Alfalfa & Menopause
Alfalfa is rich in vitamins such as A, B6 and 12, C and D, and minerals including magnesium and calcium, it also provides a rich source of fluoride. Because alfalfa is a rich source of nutrition, it has many uses in Chinese and ayurvedic medicine. Alfalfa has been used to treat conditions including menopause, bladder and kidney infections, and poor digestion, and its seeds were made into poultices for insect bites and boils in the early years of medicine. Because menopause is a natural part of life for women, the use of alfalfa seems to be one of many resources to include in the management of menopause symptoms, including hot flashes and night sweats.
Identification & Parts Used
Alfalfa is grown widely around the world today, originating in the Mediterranean and western Asia. Alfalfa grows to approximately three feet in height. The blooms are generally yellow and violet blue. Alfalfa is classified as a legume, and not a vegetable or herb. The foliage is blue-green, with the seed pods slightly long and twisted.
The flowers, stems and seeds are used in combination or individually, depending on the ailment being treated. In the case of menopause, the leaves and/or flowers can be used to create a tea, which can be consumed either hot or cold.
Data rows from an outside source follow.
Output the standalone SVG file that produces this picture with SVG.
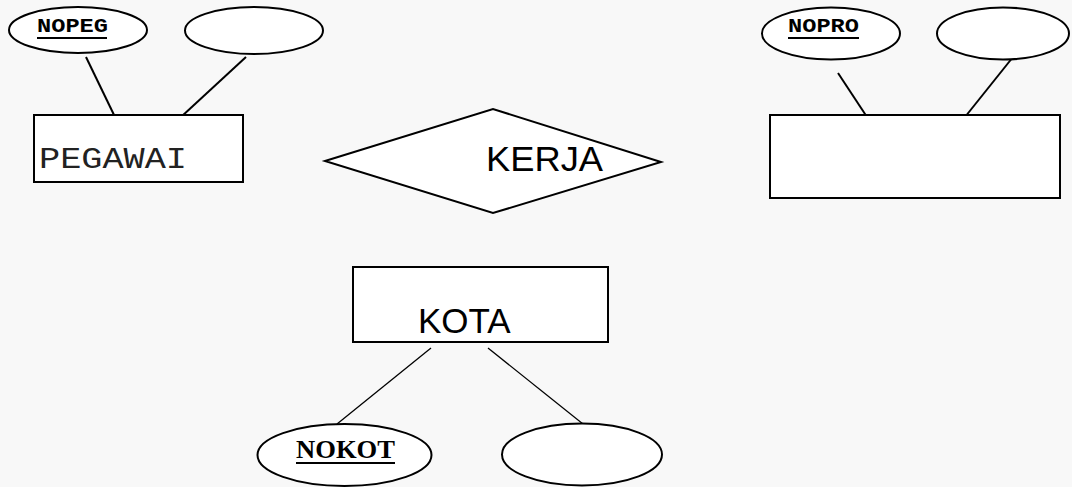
<svg xmlns="http://www.w3.org/2000/svg" width="1072" height="487" viewBox="0 0 1072 487">
<style>
.s{fill:#fff;stroke:#000;stroke-width:2}
.ln{stroke:#000;stroke-width:2;fill:none}
.thin{stroke:#000;stroke-width:1.3;fill:none}
.key{font-family:"Liberation Mono",monospace;font-weight:bold;font-size:20px;fill:#000}
.big{font-family:"Liberation Sans",Arial,sans-serif;font-size:35px;fill:#000}
</style>
<rect width="1072" height="487" fill="#f8f8f8"/>
<g id="connectors">
<line class="ln" x1="86" y1="57" x2="115" y2="117"/>
<line class="ln" x1="246" y1="57" x2="181" y2="117"/>
<line class="ln" x1="838" y1="73" x2="867" y2="117"/>
<line class="ln" x1="1013" y1="57" x2="965" y2="117"/>
<line class="thin" x1="431" y1="348" x2="337" y2="424"/>
<line class="thin" x1="488" y1="348" x2="583" y2="424"/>
</g>
<g id="attr-nopeg">
<ellipse class="s" cx="78" cy="30" rx="69" ry="23"/>
<text class="key" x="37" y="32" textLength="71" lengthAdjust="spacingAndGlyphs">NOPEG</text>
<line x1="37" y1="38" x2="107" y2="38" stroke="#000" stroke-width="2"/>
</g>
<g id="attr-pegawai-2">
<ellipse class="s" cx="254" cy="30.5" rx="69" ry="23.5"/>
</g>
<g id="entity-pegawai">
<rect class="s" x="34" y="115" width="209" height="67"/>
<text x="39" y="168" font-family="'Liberation Mono',monospace" font-size="30" fill="#222" textLength="148" lengthAdjust="spacingAndGlyphs">PEGAWAI</text>
</g>
<g id="relation-kerja">
<polygon class="s" points="325,161 493,109 661,162 493,213"/>
<text class="big" x="486" y="171" textLength="117" lengthAdjust="spacingAndGlyphs">KERJA</text>
</g>
<g id="attr-nopro">
<ellipse class="s" cx="831" cy="33.5" rx="69" ry="26"/>
<text class="key" x="788" y="32" textLength="71" lengthAdjust="spacingAndGlyphs">NOPRO</text>
<line x1="788" y1="38" x2="859" y2="38" stroke="#000" stroke-width="2"/>
</g>
<g id="attr-proyek-2">
<ellipse class="s" cx="1003" cy="33.5" rx="66" ry="26"/>
</g>
<g id="entity-proyek">
<rect class="s" x="770" y="115" width="290" height="83"/>
</g>
<g id="entity-kota">
<rect class="s" x="353" y="267" width="255" height="75"/>
<text class="big" x="418" y="333">KOTA</text>
</g>
<g id="attr-nokot">
<ellipse class="s" cx="344.5" cy="455" rx="87" ry="31"/>
<text x="296" y="458" font-family="'Liberation Serif',serif" font-weight="bold" font-size="26" fill="#000" textLength="99" lengthAdjust="spacingAndGlyphs">NOKOT</text>
<line x1="296" y1="463" x2="395" y2="463" stroke="#000" stroke-width="2"/>
</g>
<g id="attr-kota-2">
<ellipse class="s" cx="582" cy="454.5" rx="80" ry="31"/>
</g>
</svg>
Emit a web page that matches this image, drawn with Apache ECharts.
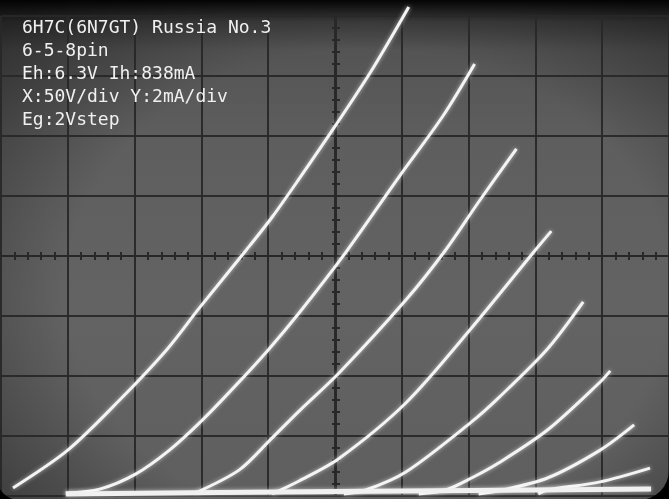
<!DOCTYPE html>
<html>
<head>
<meta charset="utf-8">
<script src="https://cdn.jsdelivr.net/npm/echarts@6/dist/echarts.min.js"></script>
<style>
html,body{margin:0;padding:0;background:#000;}
#wrap{width:669px;height:499px;position:relative;overflow:hidden;}
#chart{width:669px;height:499px;position:absolute;left:0;top:0;
background:
 radial-gradient(ellipse 75% 80% at 55% 58%, rgba(0,0,0,0) 60%, rgba(0,0,0,0.45) 100%),
 linear-gradient(to bottom, #050505 0px, #1c1c1c 8px, #3e3e3e 22px, #545454 50px, #5e5e5e 140px, #636363 300px, #5f5f5f 499px);
}
#bezel{position:absolute;left:-3px;top:-30px;width:672px;height:530px;
 border-radius:0 0 30px 22px;box-shadow:0 0 0 40px #000;pointer-events:none;z-index:5;}
</style>
</head>
<body>
<div id="wrap">
<div id="chart"></div>
<div id="bezel"></div>
</div>
<script>
// Oscilloscope scale: X 50 V/div, Y 2 mA/div, 10 x 8 divisions
const xTicks = { min: 0, max: 500, step: 50 };   // plate voltage (V)
const yTicks = { min: 0, max: 16, step: 2 };     // plate current (mA)
const gridSteps = ['0V', '-2V', '-4V', '-6V', '-8V', '-10V', '-12V', '-14V'];

// Curves: [plate volts, plate mA]
const eg0 = [[9.0,0.27],[50.0,1.53],[88.8,3.2],[123.9,4.87],[148.5,6.27],[183.6,8.2],[203.0,9.3],[223.1,10.57],[250.7,12.37],[277.6,14.2],[305.2,16.3]];
const eg2 = [[48.5,0.1],[73.9,0.23],[100.7,0.73],[126.1,1.53],[150.7,2.53],[175.4,3.67],[200.0,4.87],[223.1,6.1],[258.2,8.13],[297.8,10.63],[331.3,12.7],[354.5,14.4]];
const eg4 = [[145.5,0.1],[178.4,0.87],[201.5,1.87],[223.1,2.83],[253.0,4.1],[303.0,6.53],[332.8,8.2],[357.5,9.8],[385.8,11.57]];
const eg6 = [[203.0,0.07],[223.1,0.5],[253.0,1.25],[303.0,3.1],[352.2,5.6],[400.0,8.2],[411.9,8.83]];
const eg8 = [[256.7,0.07],[273.1,0.2],[303.0,0.8],[352.2,2.47],[372.4,3.27],[409.0,4.9],[435.8,6.47]];
const eg10 = [[312.7,0.07],[332.8,0.2],[352.2,0.6],[372.4,1.1],[409.0,2.2],[448.5,3.8],[456.0,4.17]];
const eg12 = [[357.5,0.07],[372.4,0.17],[409.0,0.6],[448.5,1.53],[473.9,2.37]];
const eg14 = [[402.2,0.07],[409.0,0.2],[448.5,0.47],[485.8,0.93]];
const cutoff = [[48.5,0.07],[250.0,0.15],[486.6,0.23]];

const curves = [eg0, eg2, eg4, eg6, eg8, eg10, eg12, eg14];
const labels = [
  '6H7C(6N7GT) Russia No.3',
  '6-5-8pin',
  'Eh:6.3V Ih:838mA',
  'X:50V/div Y:2mA/div',
  'Eg:2Vstep'
];

const chart = echarts.init(document.getElementById('chart'), null, {renderer: 'canvas'});
const gridLine = { show: true, lineStyle: { color: '#282828', width: 2, opacity: 0.95 } };
const hidden = { show: false };
const centerLine = { show: true, lineStyle: { color: '#282828', width: 2, type: [2, 2] } };
function centerAxis(dim, inside) {
  const base = {
    gridIndex: 0, type: 'value',
    min: dim === 'x' ? xTicks.min : yTicks.min,
    max: dim === 'x' ? xTicks.max : yTicks.max,
    interval: dim === 'x' ? xTicks.step : yTicks.step,
    axisLine: centerLine,
    axisTick: { show: true, inside: inside, length: 4, lineStyle: { color: '#282828', width: 2 } },
    minorTick: { show: true, splitNumber: 5, length: 4, lineStyle: { color: '#282828', width: 2 } },
    axisLabel: hidden, splitLine: hidden
  };
  if (dim === 'x') { base.position = 'bottom'; base.offset = -240; }
  else { base.position = 'left'; base.offset = -335; }
  return base;
}

const series = curves.map((d, i) => ({
  name: 'Eg=' + gridSteps[i], type: 'line', data: d,
  xAxisIndex: 0, yAxisIndex: 0,
  smooth: 0.3, symbol: 'none', clip: false,
  lineStyle: { color: '#f4f4f4', width: 3, shadowColor: 'rgba(255,255,255,0.6)', shadowBlur: 4 }
}));
series.push({
  name: 'cutoff', type: 'line', data: cutoff, xAxisIndex: 0, yAxisIndex: 0,
  smooth: 0.3, symbol: 'none', clip: false,
  lineStyle: { color: '#f0f0f0', width: 5, shadowColor: 'rgba(255,255,255,0.6)', shadowBlur: 4 }
});

chart.setOption({
  backgroundColor: 'transparent',
  animation: false,
  grid: { left: 1, top: 16, width: 670, height: 480, containLabel: false },
  xAxis: [
    { type: 'value', min: xTicks.min, max: xTicks.max, interval: xTicks.step,
      axisLine: hidden, axisTick: hidden, axisLabel: hidden, splitLine: gridLine },
    centerAxis('x', true), centerAxis('x', false)
  ],
  yAxis: [
    { type: 'value', min: yTicks.min, max: yTicks.max, interval: yTicks.step,
      axisLine: hidden, axisTick: hidden, axisLabel: hidden, splitLine: gridLine },
    centerAxis('y', true), centerAxis('y', false)
  ],
  graphic: labels.map((t, i) => ({
    type: 'text', left: 22, top: 19 + i * 23, z: 10,
    style: { text: t, fill: '#f0f0f0', font: '18px "DejaVu Sans Mono", monospace',
      shadowColor: 'rgba(255,255,255,0.6)', shadowBlur: 3 }
  })),
  series: series
});
</script>
</body>
</html>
Because alfalfa is a cooling, sweet, astringent legume, it has been used by many to relieve the hot flashes and night sweats that accompany the various stages of menopause. Alfalfa has been used in the aid of managing hormone changes that occur with menopause. It is suggested to combine alfalfa with sage for a more beneficial menopausal remedy. Alfalfa is not a cure all, but it has been reported to help with some of the other issues that accompany menopause, including digestion, exhaustion and lowering cholesterol levels, and to aid circulation.
Alfalfa has been known to increase blood flow and help lower high blood pressure. Besides the ability to help lower cholesterol, it has also been reported as beneficial in aiding digestion problems and cleansing the urinary tract, and the vitamin K content is beneficial in aiding proper blood clotting.
Alfalfa has been studied in regard to cholesterol, cancer and diabetes, but its more traditional uses have been to treat menopausal symptoms as previously listed. During menopause, many conditions may occur, including a lower immunity (which can put a woman at risk for numerous infections), changes in the entire body where organs begin to slow down, an increase in blood pressure, and many other health issues that accompany aging. For many of these issues, it has been stated in a few studies that alfalfa is beneficial in strengthening the immune system, not just relieving hot flashes.
Forms of Use
Alfalfa comes in three primary forms for use: a tea, capsules and tablets. Of the three, the most potent form is capsules, which have the highest concentration of alfalfa. The tea mixture can be prepared as iced or hot tea with mint and a bit of honey to improve the taste. Alfalfa may also be purchased in seed form to grow sprouts, which can then be added to salads or as a garnish in other recipes.
Alfalfa should not be used with blood-thinning or anticoagulant medications such as warfarin. Let your doctor know if you wish to use alfalfa. Using alfalfa in greater doses can cause photosensitivity, breakdown of red blood cells, anemia or use of immunosuppressive drugs; it should not be used in cases of gout and systemic lupus crythematosus. Care should be taken when sprouting seeds or purchasing sprouts, as diseases such as salmonella and E. coli are common due to the high moisture and heat used in sprouting seeds. Individuals who are taking drugs to prepare for organ transplant should consult with a doctor prior to using alfalfa in any form, due to the risks of transplant rejection.